Wednesday, 13 December 2017

Grasshopper problem yields insight into quantum theory


December 4, 2017 by Lisa Zyga feature

 (Phys.org)—Like many mathematical puzzles, the grasshopper problem is simple to state but difficult to solve: A grasshopper lands at a random point on a lawn of area 1, then jumps once, a fixed distance, in a random direction. What shape should the lawn be in order to maximize the chance that the grasshopper stays on the lawn after jumping?

A first impression may be that the lawn should be in the shape of a circle, at least when the distance the grasshopper jumps is small. However, Olga Goulko and Adrian Kent, the two physicists who introduced the grasshopper problem in a new paper, have mathematically proved that a disc-shaped lawn is not optimal for any distance.

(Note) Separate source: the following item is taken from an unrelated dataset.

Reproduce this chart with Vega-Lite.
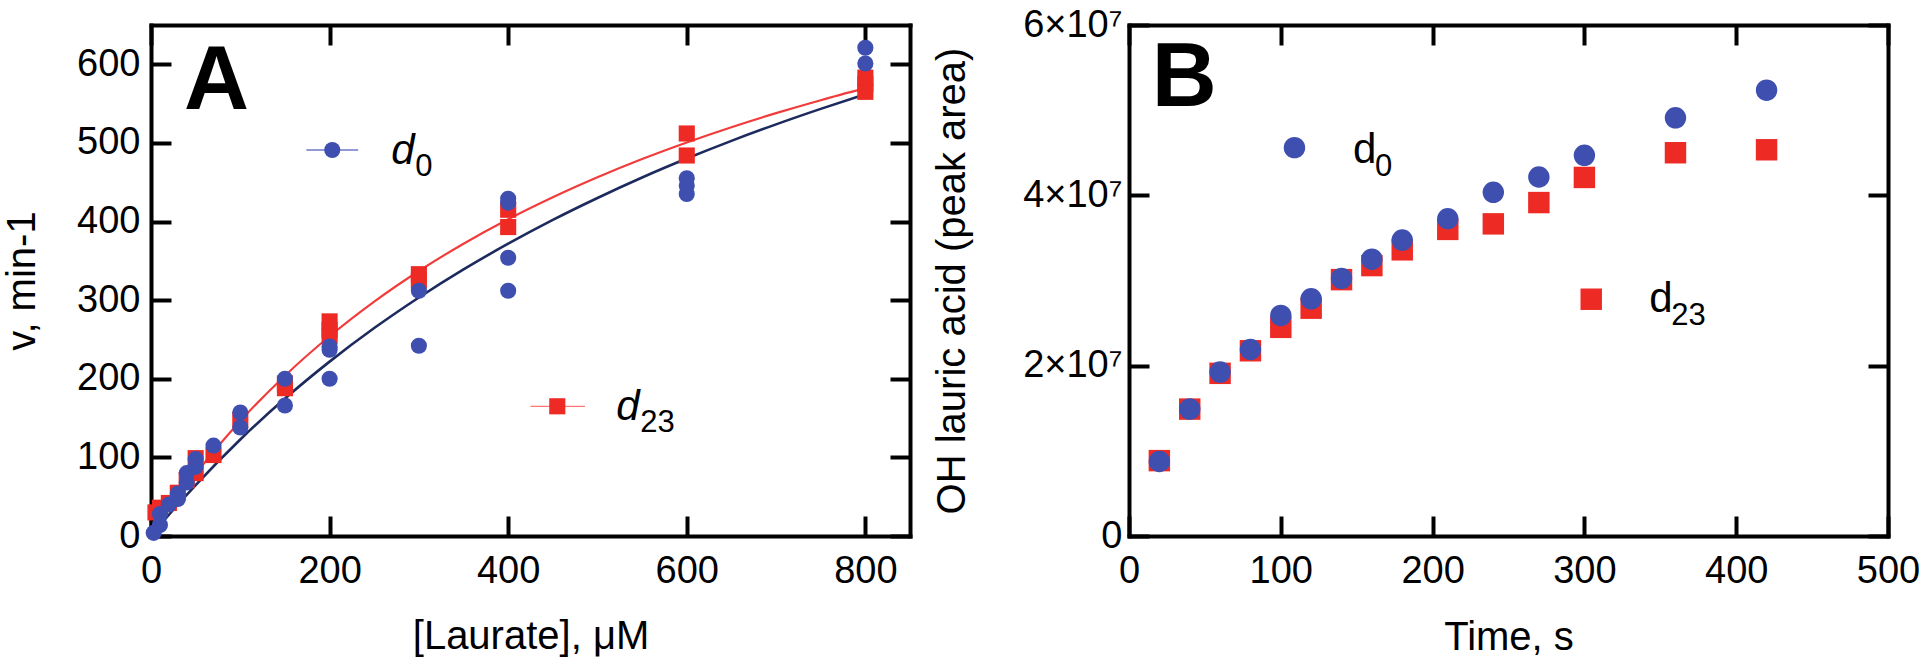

Instead, they discovered through numerical simulations that the optimal lawn shape takes on a variety of complex shapes for different jumping distances, such as a cogwheel shape for distances smaller than 1/π1/2(the radius of a circle of area 1, or approximately 0.56), while for larger distances, the optimal lawn consists of disconnected pieces. Often, but not always, these optimal shapes possess some type of symmetry.

Motivated by physics
Aside from being an interesting geometry problem, the grasshopper problem is also closely related to research in quantum physics and may have a variety of technological applications. In particular, the grasshopper problem is connected to the Bell inequalities, which famously show that, unlike classical physics models, quantum theory does not obey local realism. A prime example of the violation of local realism is seen in quantum entanglement, in which two distant entangled systems exhibit correlations that cannot be explained by any model that obeys local realism.